Lucie Plumet reprend le principe de « la bulle » des vacances, hors du temps et hors du monde, dans laquelle le personnage se réfugie jusqu’à ce que son passé le rattrape sous la forme d’une émeute qui fait irruption dans le lieu de son refuge.
Les mouvements de caméra qui sont fluides nous laissent suivre la déambulation des personnages dans l’espace, cela nous plonge dans un monde en trois dimensions très réaliste dans lequel on regarde s’agiter les personnages comme dans un aquarium. La « bulle » est alors clairement un idéal de vie bourgeois, sans préoccupations matérielles, qui prend forme dans un lieu géographique : la maison de campagne.

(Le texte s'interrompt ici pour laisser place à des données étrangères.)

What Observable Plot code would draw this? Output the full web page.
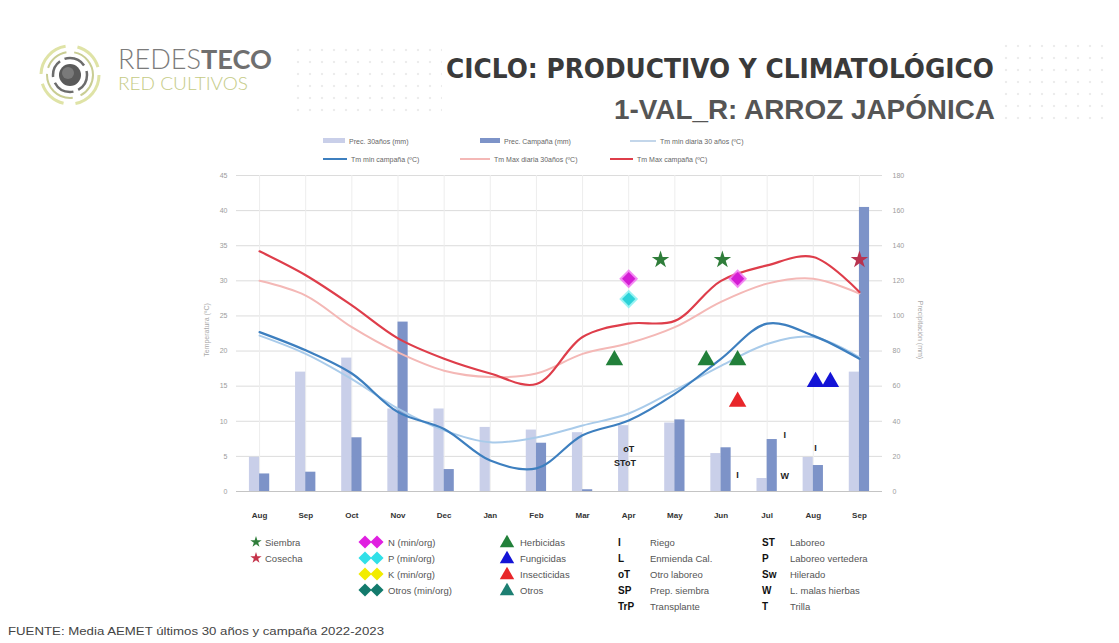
<!DOCTYPE html>
<html><head><meta charset="utf-8">
<script src="https://cdn.jsdelivr.net/npm/d3@7"></script>
<script src="https://cdn.jsdelivr.net/npm/@observablehq/plot@0.6"></script>
<style>
body{margin:0;width:1119px;height:643px;overflow:hidden;background:#fff;position:relative;font-family:"Liberation Sans",Arial,sans-serif}
#chart{position:absolute;left:0;top:160px}
#deco{position:absolute;left:0;top:0;pointer-events:none}
.dots{position:absolute;background-image:radial-gradient(circle,#ececec 1.2px,transparent 1.6px);background-size:12px 12px}
</style></head><body>
<div class="dots" style="left:292px;top:44px;width:150px;height:70px"></div>
<div class="dots" style="left:1000px;top:40px;width:110px;height:80px"></div>
<div id="chart"></div>
<svg id="deco" width="1119" height="643"></svg>
<script>
// ---------------- data ----------------
const months = ["Aug","Sep","Oct","Nov","Dec","Jan","Feb","Mar","Apr","May","Jun","Jul","Aug","Sep"];
const prec30   = [19.5, 68, 76, 47, 47, 36.5, 35, 33.5, 37.5, 39, 21.6, 7.4, 19.4, 68];
const precCamp = [10, 11, 30.6, 96.5, 12.5, 0, 27.5, 1, 0, 40.8, 24.9, 29.6, 14.8, 161.8];
const tmin30   = [22.2, 19.6, 16.0, 11.8, 8.7, 7.0, 7.7, 9.4, 11.1, 14.4, 17.9, 21.0, 22.0, 19.1];
const tminCamp = [22.7, 20.1, 16.8, 11.3, 8.9, 4.4, 3.3, 8.0, 10.1, 13.9, 18.9, 23.9, 22.2, 18.9];
const tmax30   = [30.0, 27.9, 23.4, 19.8, 17.2, 16.3, 16.8, 19.6, 21.1, 23.4, 27.0, 29.6, 30.3, 28.2];
const tmaxCamp = [34.2, 30.8, 26.5, 21.8, 18.9, 16.8, 15.3, 22.0, 23.9, 24.3, 30.0, 32.2, 33.4, 28.4];
const tempTicks = [0,5,10,15,20,25,30,35,40,45];
const precTicks = [0,20,40,60,80,100,120,140,160,180];
// events: m = month position (0 = Aug 2022), t = height on temperature axis
const siembra = [{m:8.69,t:33.0},{m:10.03,t:33.0}];
const cosecha = [{m:13,t:33.0}];
const nApl    = [{m:8,t:30.3},{m:10.36,t:30.3}];
const pApl    = [{m:8,t:27.4}];
const herbic  = [{m:7.69,t:18.7},{m:9.68,t:18.7},{m:10.36,t:18.7}];
const fungic  = [{m:12.05,t:15.6},{m:12.37,t:15.6}];
const insect  = [{m:10.36,t:12.8}];
const codes   = [{m:8.0,t:6.1,c:"oT"},{m:7.92,t:4.1,c:"SToT"},{m:10.36,t:2.3,c:"I"},
                 {m:11.38,t:8.1,c:"I"},{m:11.38,t:2.2,c:"W"},{m:12.05,t:6.2,c:"I"}];

// ---------------- colours ----------------
const C = {p30:"#c9cfe9", pc:"#7d93c8", tmin30:"#a9cbea", tminC:"#3d7fbf", tmax30:"#f4b8b6", tmaxC:"#de3d4a"};

const rows = months.map((m,i)=>({i, m, p30:prec30[i], pc:precCamp[i]}));
const lineRows = (arr,key)=>arr.map((v,i)=>({i,v,key}));
const RATIO = 4; // 180 mm <-> 45 ºC

const chart = Plot.plot({
  width:1119, height:370, marginLeft:236, marginRight:237, marginTop:15, marginBottom:39,
  x:{type:"linear", domain:[-0.5,13.5]},
  y:{domain:[0,45]},
  style:{fontFamily:"Liberation Sans, Arial, sans-serif", background:"transparent"},
  marks:[
    Plot.gridY(tempTicks, {stroke:"#dcdcdc", strokeOpacity:1}),
    Plot.gridX(d3.range(0,14), {stroke:"#ededed", strokeOpacity:1}),
    Plot.rect(rows, {x1:d=>d.i-0.22, x2:d=>d.i, y1:0, y2:d=>d.p30/RATIO, fill:C.p30}),
    Plot.rect(rows, {x1:d=>d.i, x2:d=>d.i+0.22, y1:0, y2:d=>d.pc/RATIO, fill:C.pc}),
    Plot.ruleY([0], {stroke:"#c4c4c4"}),
    Plot.line(lineRows(tmax30,"a"), {x:"i", y:"v", curve:"catmull-rom", stroke:C.tmax30, strokeWidth:2}),
    Plot.line(lineRows(tmin30,"b"), {x:"i", y:"v", curve:"catmull-rom", stroke:C.tmin30, strokeWidth:2}),
    Plot.line(lineRows(tminCamp,"c"), {x:"i", y:"v", curve:"catmull-rom", stroke:C.tminC, strokeWidth:2.2}),
    Plot.line(lineRows(tmaxCamp,"d"), {x:"i", y:"v", curve:"catmull-rom", stroke:C.tmaxC, strokeWidth:2.2}),
    Plot.dot(siembra, {x:"m", y:"t", symbol:"star", r:5.5, fill:"#2f7d3a"}),
    Plot.dot(cosecha, {x:"m", y:"t", symbol:"star", r:5.5, fill:"#b8334f"}),
    Plot.dot(nApl, {x:"m", y:"t", symbol:"diamond2", r:8.5, fill:"#f06cf0", opacity:0.8}),
    Plot.dot(nApl, {x:"m", y:"t", symbol:"diamond2", r:6, fill:"#d41dd4"}),
    Plot.dot(pApl, {x:"m", y:"t", symbol:"diamond2", r:8.5, fill:"#7ff0f0", opacity:0.8}),
    Plot.dot(pApl, {x:"m", y:"t", symbol:"diamond2", r:6, fill:"#2cd2d8"}),
    Plot.dot(herbic, {x:"m", y:"t", symbol:"triangle", r:6.5, fill:"#22803a"}),
    Plot.dot(fungic, {x:"m", y:"t", symbol:"triangle", r:6.5, fill:"#1414d6"}),
    Plot.dot(insect, {x:"m", y:"t", symbol:"triangle", r:6.5, fill:"#e8262a"}),
    Plot.text(codes, {x:"m", y:"t", text:"c", fontSize:9, fontWeight:"bold", fill:"#222"}),
    Plot.axisY(tempTicks, {anchor:"left", tickSize:0, tickPadding:9, fontSize:7, fill:"#9c9c9c", label:null}),
    Plot.axisY(precTicks.map(v=>v/RATIO), {anchor:"right", tickSize:0, tickPadding:10, fontSize:7, fill:"#9c9c9c", tickFormat:d=>d*RATIO, label:null}),
    Plot.axisX(d3.range(0,14), {anchor:"bottom", tickSize:0, tickPadding:21, fontSize:8, fontWeight:"bold", fill:"#333", tickFormat:i=>months[i], label:null})
  ]
});
document.getElementById("chart").appendChild(chart);

// ---------------- decorations, titles, legends ----------------
const svg = d3.select("#deco");
// logo
const lg = svg.append("g").attr("transform","translate(70,75)");
lg.append("circle").attr("r",29).attr("fill","none").attr("stroke","#dfe3a6").attr("stroke-width",3).attr("stroke-dasharray","40 12 30 10");
lg.append("circle").attr("r",23).attr("fill","none").attr("stroke","#c9cd93").attr("stroke-width",2).attr("stroke-dasharray","25 8 40 6");
lg.append("circle").attr("r",17).attr("fill","none").attr("stroke","#6c6c6c").attr("stroke-width",2.5).attr("stroke-dasharray","18 5 22 6");
lg.append("circle").attr("r",11).attr("fill","#5a5a5a");
lg.append("circle").attr("r",6).attr("cx",-2).attr("cy",-2).attr("fill","#7a7a7a");
const t1 = svg.append("text").attr("x",118).attr("y",69).attr("font-family","Lato, 'Liberation Sans', sans-serif").attr("font-size",27).attr("fill","#7b7b7b").attr("textLength",154).attr("lengthAdjust","spacingAndGlyphs");
t1.append("tspan").attr("font-weight",300).text("REDES");
t1.append("tspan").attr("font-weight",700).attr("fill","#6f6f6f").text("TECO");
svg.append("text").attr("x",118).attr("y",90).attr("font-family","Lato, 'Liberation Sans', sans-serif").attr("font-weight",300).attr("font-size",17).attr("fill","#c5cb86").attr("textLength",130).attr("lengthAdjust","spacingAndGlyphs").text("RED CULTIVOS");

svg.append("text").attr("x",446).attr("y",78).attr("font-family","'DejaVu Sans', sans-serif").attr("font-weight","bold").attr("font-size",27).attr("fill","#3a3a3a").attr("textLength",548).attr("lengthAdjust","spacingAndGlyphs").text("CICLO: PRODUCTIVO Y CLIMATOLÓGICO");
svg.append("text").attr("x",614).attr("y",119).attr("font-family","'Liberation Sans', Arial, sans-serif").attr("font-weight","bold").attr("font-size",28).attr("fill","#555").attr("textLength",381).attr("lengthAdjust","spacingAndGlyphs").text("1-VAL_R: ARROZ JAPÓNICA");

// top legend
const tl = svg.append("g").attr("font-family","'Liberation Sans', Arial, sans-serif").attr("font-size",7).attr("fill","#666");
const topLeg = [
  {x:323,w:22,y:141,kind:"rect",c:C.p30,label:"Prec. 30años (mm)"},
  {x:480,w:20,y:141,kind:"rect",c:C.pc,label:"Prec. Campaña (mm)"},
  {x:630,w:26,y:141,kind:"line",c:"#c3d6ea",label:"Tm min diaria 30 años (ºC)"},
  {x:323,w:24,y:159,kind:"line",c:C.tminC,label:"Tm min campaña (ºC)"},
  {x:460,w:30,y:159,kind:"line",c:C.tmax30,label:"Tm Max diaria 30años (ºC)"},
  {x:610,w:23,y:159,kind:"line",c:C.tmaxC,label:"Tm Max campaña (ºC)"}
];
topLeg.forEach(d=>{
  if(d.kind==="rect") tl.append("rect").attr("x",d.x).attr("y",d.y-3).attr("width",d.w).attr("height",5).attr("fill",d.c);
  else tl.append("line").attr("x1",d.x).attr("x2",d.x+d.w).attr("y1",d.y).attr("y2",d.y).attr("stroke",d.c).attr("stroke-width",2);
  tl.append("text").attr("x",d.x+d.w+4).attr("y",d.y+2.5).text(d.label);
});

// axis titles
svg.append("text").attr("transform","translate(209,330) rotate(-90)").attr("text-anchor","middle").attr("font-family","'Liberation Sans', Arial").attr("font-size",7).attr("fill","#a8a8a8").text("Temperatura (ºC)");
svg.append("text").attr("transform","translate(918,330) rotate(90)").attr("text-anchor","middle").attr("font-family","'Liberation Sans', Arial").attr("font-size",7).attr("fill","#a8a8a8").text("Precipitación (mm)");

// bottom legend
const bl = svg.append("g").attr("font-family","'Liberation Sans', Arial, sans-serif").attr("font-size",9.5).attr("fill","#555");
const sym = (type,size)=>d3.symbol().type(type).size(size)();
const rowsY = [542,558,574,590,606];
function symAt(type,size,x,y,fill){bl.append("path").attr("d",sym(type,size)).attr("transform",`translate(${x},${y})`).attr("fill",fill);}
function txt(x,y,s,opt={}){const t=bl.append("text").attr("x",x).attr("y",y+3.5).text(s); if(opt.bold) t.attr("font-weight","bold").attr("fill","#111").attr("font-size",10); return t;}
symAt(d3.symbolStar,40,256,rowsY[0],"#2f7d3a"); txt(265,rowsY[0],"Siembra");
symAt(d3.symbolStar,40,256,rowsY[1],"#c5334a"); txt(265,rowsY[1],"Cosecha");
[["#e020e0","N (min/org)"],["#30e0e8","P (min/org)"],["#f2ec00","K (min/org)"],["#137a6c","Otros (min/org)"]].forEach((d,k)=>{
  symAt(d3.symbolDiamond2,110,365,rowsY[k],d[0]); symAt(d3.symbolDiamond2,110,377,rowsY[k],d[0]); txt(388,rowsY[k],d[1]);
});
[["#22803a","Herbicidas"],["#1414d6","Fungicidas"],["#e8262a","Insecticidas"],["#1d7f72","Otros"]].forEach((d,k)=>{
  symAt(d3.symbolTriangle,90,507,rowsY[k]+1,d[0]); txt(520,rowsY[k],d[1]);
});
[["I","Riego"],["L","Enmienda Cal."],["oT","Otro laboreo"],["SP","Prep. siembra"],["TrP","Transplante"]].forEach((d,k)=>{
  txt(618,rowsY[k],d[0],{bold:true}); txt(650,rowsY[k],d[1]);
});
[["ST","Laboreo"],["P","Laboreo vertedera"],["Sw","Hilerado"],["W","L. malas hierbas"],["T","Trilla"]].forEach((d,k)=>{
  txt(762,rowsY[k],d[0],{bold:true}); txt(790,rowsY[k],d[1]);
});

// footer
svg.append("text").attr("x",8).attr("y",635).attr("font-family","'Liberation Sans', Arial, sans-serif").attr("font-size",10.5).attr("fill","#444").attr("textLength",376).attr("lengthAdjust","spacingAndGlyphs").text("FUENTE: Media  AEMET últimos 30 años y campaña 2022-2023");
</script>
</body></html>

On remarque que la variation des plans permet un traitement différent des personnages. Par exemple, le groupe d’amis entièrement caractérisé par leur vie bourgeoise est toujours filmé à une certaine distance, comme un monde qu’on observe et que l’on atteint jamais vraiment. Tandis que Damian est le plus souvent filmé en plan rapproché, un moyen de nous faire entrer dans son intériorité. Les yeux de Damian deviennent les nôtres et nous nous retrouvons à vouloir entrer dans cette bulle où les soucis sont effacés, où l’amitié commence avec un simple verre de champagne, où l’on peut se réinventer et raconter un passé lourd qui n’existe pas pour entrer dans le jeu des apparences.
La dimension sociale et politique du film est intéressante. L’histoire fait référence à la lutte sociale, au cloisonnement des classes, aux violences policières et à la responsabilité du groupe qui détient un pouvoir (politique, économique, ou armé). Damian n’est pas de la classe supérieure qui a le pouvoir économique et politique, mais n’est pas non plus du côté du peuple désarmé qui se révolte et auquel il s’oppose. Quand une manifestation populaire fait irruption dans le jardin de la maison de campagne, il se situe au milieu des deux camps. Si Damian ne parvient pas à s’évader de sa condition, c’est bien car il en est fatalement coincé entre un milieu qu’il voudrait atteindre et un autre dont il voudrait s’échapper mais auquel il appartient fatalement. Le tragique de cette histoire réside dans le risque que prend le personnage, celui de n’avoir sa place nulle part à force d’être dans l’entre-deux.